Talk in context.

Every night 5 minutes before 10:00 p.m. Tusk says "Time for bed."

Bedtime is 10:00...

I honestly don't know how he knows, but he knows...
 
Napes are fun. We had a foster nape for about a year. Husband's bird, couple divorced. Didn't have suitable living arrangements for the bird, PLUS the bird nagged constantly in the wife's voice...

BOB! TAKE OUT THE TRASH!

SHUTUP BOB!

BOB! BOB! BOB!

BOB! ARE YOU EVEN LISTENING TO ME!

The bird's name was Pico, but we called him "Bob."

Anyway, guess where we placed him...

The real owner, Bob, missed his bird... he got back on his feet, and they were reunited. YOU SHOULD HAVE SEEN THAT BIRD'S FACE LIGHT UP WHEN HIS FORMER OWNER WALKED IN THE ROOM! There was absolutely no way I could say no to giving him back the bird, it was obvious how bonded they both were.

Great story! Bob and Bob. George and my dad are BFFs like that. He definitely has his favorite. George calls for my dad in my mom's voice, "Hey Jim!". He also calls for my brother, but never me because my mom knew I wasn't as helpful as the others in the house and never yelled my name. Dad felt sorry for me and taught George to say "Jami", but he says it in the low slow voice - like a creepy dirge or something.

George also likes to prove me wrong. When we have people over and they hang out by the cage trying to get G to talk, I'll tell them that he won't say anything because they're standing right there looking at him and he mostly talks when he's trying to get your attention...that's the exact point when George will look me in the eye, look at the new person and say, "Hi, how are yooooou?"

He knows.
 
Tusk once played a practical joke on my daughter, and used my "angry voice" and told her "Sarah, get your butt down here NOW!"

Sarah comes out of the bathroom dripping wet, wrapped up in a towel...

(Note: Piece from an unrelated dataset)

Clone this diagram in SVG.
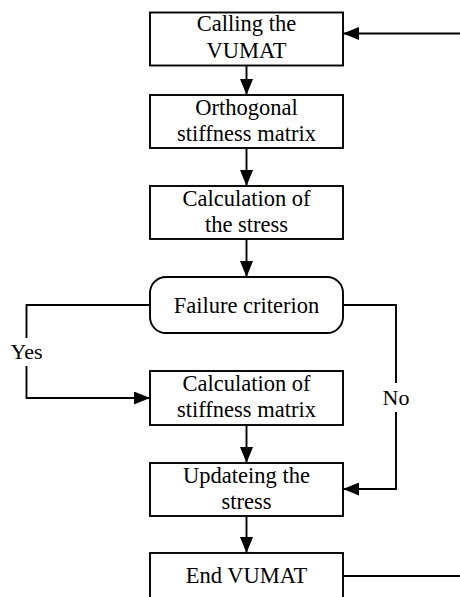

"Dad, what, I'm trying to take a shower."

"Wasn't me."

Tusk had a big ol' birdie grin on his face... GOTCHA!

We've also learned to look at his face before running to answer the doorbell...

That's hysterical!!!

I have a bathroom story, too.

This took place several years ago.

I'm going potty, and I hear my youngest son calling "MOM". I stay quiet, afterall, I AM on the throne. A few seconds later "MOOOM!" So I reply: "Mark, I'm on the toilet, give me a minute." Within a few seconds "MOOOOM!!!" So I rip the door open (while still having my butt planted on the porcelain), and holler "Mark, what do you want, I'm IN the bathroom, can you just give me a minute?" I was barely done yelling that when the front door swung open, and Mark came inside from the great outdoors. :54:
 
Ha! GOTCHA!!!

MOOOOOM WHATCHADOIN WITH YER PANTS AROUND YER ANKLES? :D
 
Every night 5 minutes before 10:00 p.m. Tusk says "Time for bed."

Bedtime is 10:00...

I honestly don't know how he knows, but he knows...
When I was a kid, we had a bunch of banty chickens that roamed our property freely. My dad always got home from work at 5:30pm and the first thing he did was unlock the door to his shop, and feed the chickens.

The chickens were always all gathered around the steps to the shop at about 5:10 or so, waiting for dad to get home.